De l’utilisation du complotisme dans la sphère politique

Interrogé par le journal L’Express « sur la vague actuelle de complotisme, surreprésentée au Rassemblement national et chez La France insoumise », Gérald Bronner, sociologue spécialiste de la croyance, explique que cette mouvance sera un enjeu important dans la prochaine compagne présidentielle. C’est pour lui « un danger réel pour les démocraties en général ».

Dans son dernier essai « Apocalypse cognitive », il déplore « l’épidémie de crédulité », favorable à la propagation des thèses complotistes, et l’explique par une augmentation du temps libre et de l’information disponible. L’avènement du numérique ayant « depuis le début de ce siècle produit plus d’informations sur Terre que depuis l’invention de l’imprimerie », ce foisonnement oblige à une sélection qui ne va pas toujours dans le sens de la rationalité. D’autant moins qu’internet a dérégulé l’information, laissant la possibilité à chacun de « proposer sa vision du monde ». Ceux qui suscitent le plus l’attention, sont ceux qui « exploitent des émotions ancestrales comme la peur, la colère ou l’indignation ». Le succès de la collapsologie ou les discours anxiogènes sur la dangerosité des vaccins en sont des exemples.

Les théories du complot se sont tellement répandues depuis un an qu’elles sont parvenues à s’échapper de la sphère virtuelle pour entrer dans le monde réel. L’assaut du Capitole à Washington en début d’année en a été une démonstration percutante et a permis « une prise de conscience de la dangerosité de cette crédulité ». Crédulité que Trump a su alimenter durant tout son mandat en faisant de la désinformation son mode de communication. En récusant la parole des experts, par exemple lorsqu’il a nié le réchauffement climatique parce qu’à certains moments il fait froid, il a légitimé le « bon sens » populaire et l’intuition « comme expression politique ».
En France les deux groupes politiques regroupant le plus de personnes susceptibles d’adhérer aux thèses complotistes sont les sympathisants du Rassemblement National et de la France Insoumise. En 2019, Gerald Bronner avait déjà noté que « la variable prédisant le mieux le fait d’être complotiste était l’identification au mouvement des gilets jaunes ». Mais contrairement à d’autres pays (comme l’Italie) où les extrêmes ont pu se réunir par l’entremise de thèses complotistes, il est peu probable que ce soit le cas en France.
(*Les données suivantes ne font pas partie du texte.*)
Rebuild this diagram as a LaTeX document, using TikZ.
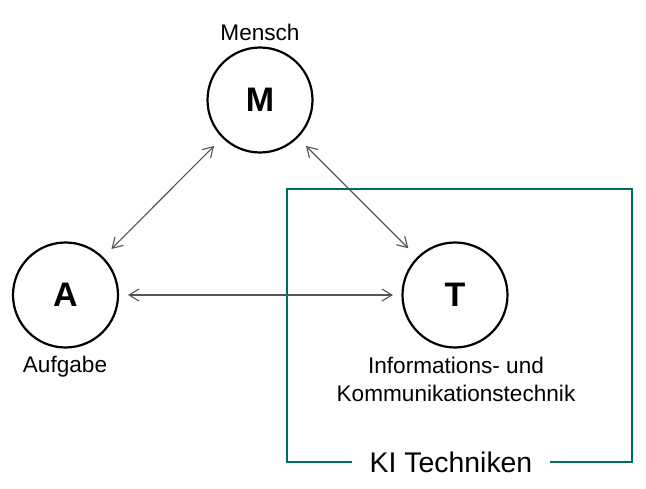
\documentclass[tikz,border=0pt]{standalone}
\usepackage{fontspec}
\setmainfont{Liberation Sans}
\usetikzlibrary{arrows.meta}
\definecolor{kigreen}{RGB}{0,110,92}
\definecolor{arrowgray}{RGB}{85,85,85}
\tikzset{
  entity/.style={circle, draw=black, line width=2.2pt, minimum size=105pt, inner sep=0pt, outer sep=0pt,
    font=\fontsize{34}{40}\selectfont\bfseries},
  lbl/.style={font=\fontsize{22.6}{28}\selectfont, inner sep=0pt, anchor=base},
  rel/.style={draw=arrowgray, line width=1.1pt, {Straight Barb[length=10pt,width=12pt]}-{Straight Barb[length=10pt,width=12pt]}},
  frame/.style={draw=kigreen, line width=2pt},
}
\begin{document}
\begin{tikzpicture}[x=1pt,y=1pt]
\useasboundingbox (0,0) rectangle (646,488);
% KI frame
\draw[frame] (287,299) rectangle (632,26);
\node[fill=white, inner xsep=17.5pt, inner ysep=4pt, font=\fontsize{28.4}{34}\selectfont] (ki) at (451,26) {KI Techniken};
% entities
\node[entity] (M) at (260,388) {M};
\node[entity] (A) at (65.5,193) {A};
\node[entity] (T) at (455,193) {T};
% labels
\node[lbl] (lm) at (260,447) {Mensch};
\node[lbl] (la) at (65,115.3) {Aufgabe};
\node[lbl] (lt1) at (456,114) {Informations- und};
\node[lbl] (lt2) at (456,86) {Kommunikationstechnik};
% relations
\draw[rel, shorten <=12.5pt, shorten >=12.5pt] (A) -- (M);
\draw[rel, shorten <=12.5pt, shorten >=13.5pt] (M) -- (T);
\draw[rel, shorten <=10pt, shorten >=9.5pt] (A) -- (T);
\end{tikzpicture}
\end{document}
Pour Gérald Bronner, les doutes exprimés par Marine Le Pen ou Jean-Luc Mélenchon au sujet de la vaccination avaient comme objectif stratégique d’entretenir auprès de leur électorat défavorable à la vaccination » une vision paranoïde du monde ». Et bien qu’ils se soient dit prêts à se faire vacciner, cela leur permet de conserver « une armée électorale de réserve ».
Par contre, souligne-t-il, des candidats de moindre importance comme Florian Philippot, Nicolas Dupont-Aignan ou Philippe De Villiers, n’hésitent pas à se positionner sur un créneau conspirationniste afin de « gagner des parts de marché dans des niches » complotistes. Mais, eux aussi ont des limites. En effet « exprimer politiquement un complotisme trop décomplexé » comme celui des thèses QAnon  peut être contre-productif.

Pour Gérald Bronner, l’exécutif a accordé trop d’importance à l’opinion des antivaccins, en particulier lorsque le vaccin AstraZenaca a été suspendu. Selon lui, « le récit politique aurait pu mieux défendre la rationalité » en faisant « savoir que nous sommes en danger de mort, et que la seule solution disponible est la vaccination. »

Mais la réhabilitation récente de la Miviludes semble montrer que « les pouvoirs publics se donnent plus de moyens pour lutter contre ces phénomènes d’irrationalité ».

Cependant, ce ne sera pas suffisant pour faire barrage aux théories du complot. L’éducation à l’esprit critique est essentielle, mais ses effets se verront à long terme. En attendant, sans entrer dans une forme de censure, il suggère de les freiner en changeant les algorithmes des IA (Intelligence artificielle) pour laisser une chance aux thèses rationnelles d’être plus visibles en ligne.